What To Do With Sick Children


I very often get this question from parents: What do I do if my child is ill? With the flu season approaching it’s a good idea to address this.

Just think back to the last time you had a cold: Even though you felt more fatigued, and your body needed the rest, you definitely did not sleep as well. Typically, a cold sufferer is congested, and wakes during the night to blow their nose, clear their throat or drink some water. Your children are no different. I’ve, very rarely, met a child who sleeps perfectly through an illness. The ugly truth is that no-one sleeps well when they’re ill, and very few children sleep soundly when they are sick.

Prepare yourself. There are definitely going to be some wake ups that you should respond to. You have a sick child that will need some comfort and attention, and it is important that you support your child through this uncomfortable stage.

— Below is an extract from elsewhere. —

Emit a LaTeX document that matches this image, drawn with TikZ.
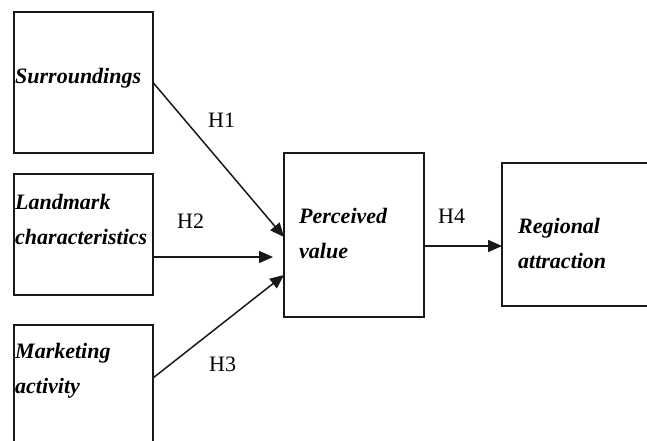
\documentclass[tikz,border=0pt]{standalone}
\usepackage{fontspec}
\setmainfont{Liberation Serif}
\usepackage{tikz}
\usetikzlibrary{positioning, arrows.meta, calc}
\definecolor{LineColor}{RGB}{25,25,25}

\tikzset{
  factor/.style={draw=LineColor, line width=1.5pt, inner sep=0pt, outer sep=0pt},
  factortext/.style={anchor=base west, align=left, inner sep=0pt, font=\fontsize{22}{35}\selectfont\bfseries\itshape},
  hyp/.style={anchor=base west, inner sep=0pt, font=\fontsize{22}{26}\selectfont},
  link/.style={draw=LineColor, line width=1.5pt, -{Triangle[length=14pt,width=12pt]}}
}

\begin{document}
\begin{tikzpicture}[x=1pt, y=-1pt]
          \useasboundingbox (0,0) rectangle (647,441);
          \clip (0,0) rectangle (647,441);
          \node[factor, minimum width=139pt, minimum height=141pt] (sur) at (83.5,82.5) {};
          \node[factor, minimum width=139pt, minimum height=121pt] (lan) at (83.5,234.5) {};
          \node[factor, minimum width=139pt, minimum height=155pt] (mkt) at (83.5,402.5) {};
          \node[factor, minimum width=140pt, minimum height=164pt] (pv) at (354,235) {};
          \node[factor, minimum width=198pt, minimum height=143pt] (reg) at (601,234.5) {};
          \node[factortext] (surtxt) at (15,84) {Surroundings};
          \node[factortext] (lantxt) at (15,244) {Landmark\\characteristics};
          \node[factortext] (mkttxt) at (15,393) {Marketing\\activity};
          \node[factortext] (pvtxt) at (299,258) {Perceived\\value};
          \node[factortext] (regtxt) at (518,268) {Regional\\attraction};
          \draw[link] (sur.east) -- ($(pv.west)+(0,2)$);
          \draw[link] ($(lan.east)+(0,22.5)$) -- ($(pv.west)+(-11,22)$);
          \draw[link] ($(mkt.east)+(0,-24.5)$) -- ($(pv.west)+(0,40)$);
          \draw[link] ($(pv.east)+(0,11)$) -- ($(reg.west)+(0,11.5)$);
          \node[hyp] (h1) at (208,127) {H1};
          \node[hyp] (h2) at (177,228) {H2};
          \node[hyp] (h3) at (209,371) {H3};
          \node[hyp] (h4) at (438,223) {H4};
        \end{tikzpicture}
\end{document}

However, it is important to maintain the normal sleep routine as far as possible. It is easy to fall into an emotional trap. Many parents, at the onset of child illness, commence with night-time feeding. However, if you’ve got a healthy, 6 month, 8 month old, or 10 month old, who has had several weeks or months peaceful sleep, there’s no sensible reason to start night-time feeding if they are ill. You could offer your child a sip of water as the throat might seem a little dry. You might need to wipe the nose. It’s even fine to give a few cuddles. However, you want to make sure you put your child back in their usual sleeping environment.

Expect and allow them to continue to use the skills that they have accumulated in the last few months of using the Good Night programme. Most children will not let you change their strategy. Even if you try to rock your ill child to sleep, the child will most likely resist it. Parents have experienced their little ones pushing them away or arching their back toward the crib. Older children might even point to their cribs, or say “no” to the cuddling. If your doctor has recommended that you offer some night feeds to aid the healing process of a serious illness, or if the child has had a very high fever for a few days and night-time feeds will curb the dehydration, then it is essential to follow doctor’s orders.

Always remain mindful of how you are implementing your actions, however, as you definitely don’t want to let your child fall asleep while feeding or by using it as a prop when the child is ill. The goal should be to maintain the healthy sleep habits that were learned by you and your child, while providing the nurturing and support to the ill child.

Offer to feed, keep her awake through the feed, and then place her right back in the crib again. When people are very concerned about their sick babies, they often put the baby in bed with them. However, it is more sensible to move a mattress to your baby’s room. Set up camp, and keep an eye on the sick child without changing her immediate sleep environment. Once you’re convinced she’ll manage on her own, get yourself back to your own bed as quickly as you can. While this might initially be more effort, the long term benefits are priceless. It is far less disruptive to move into your child’s room to watch over her, than taking her into bed with you. Keep the long term reward of sweet sleep in mind, and continue to nurture and support the sick child to wellness, so that the sleep cycle is maintained.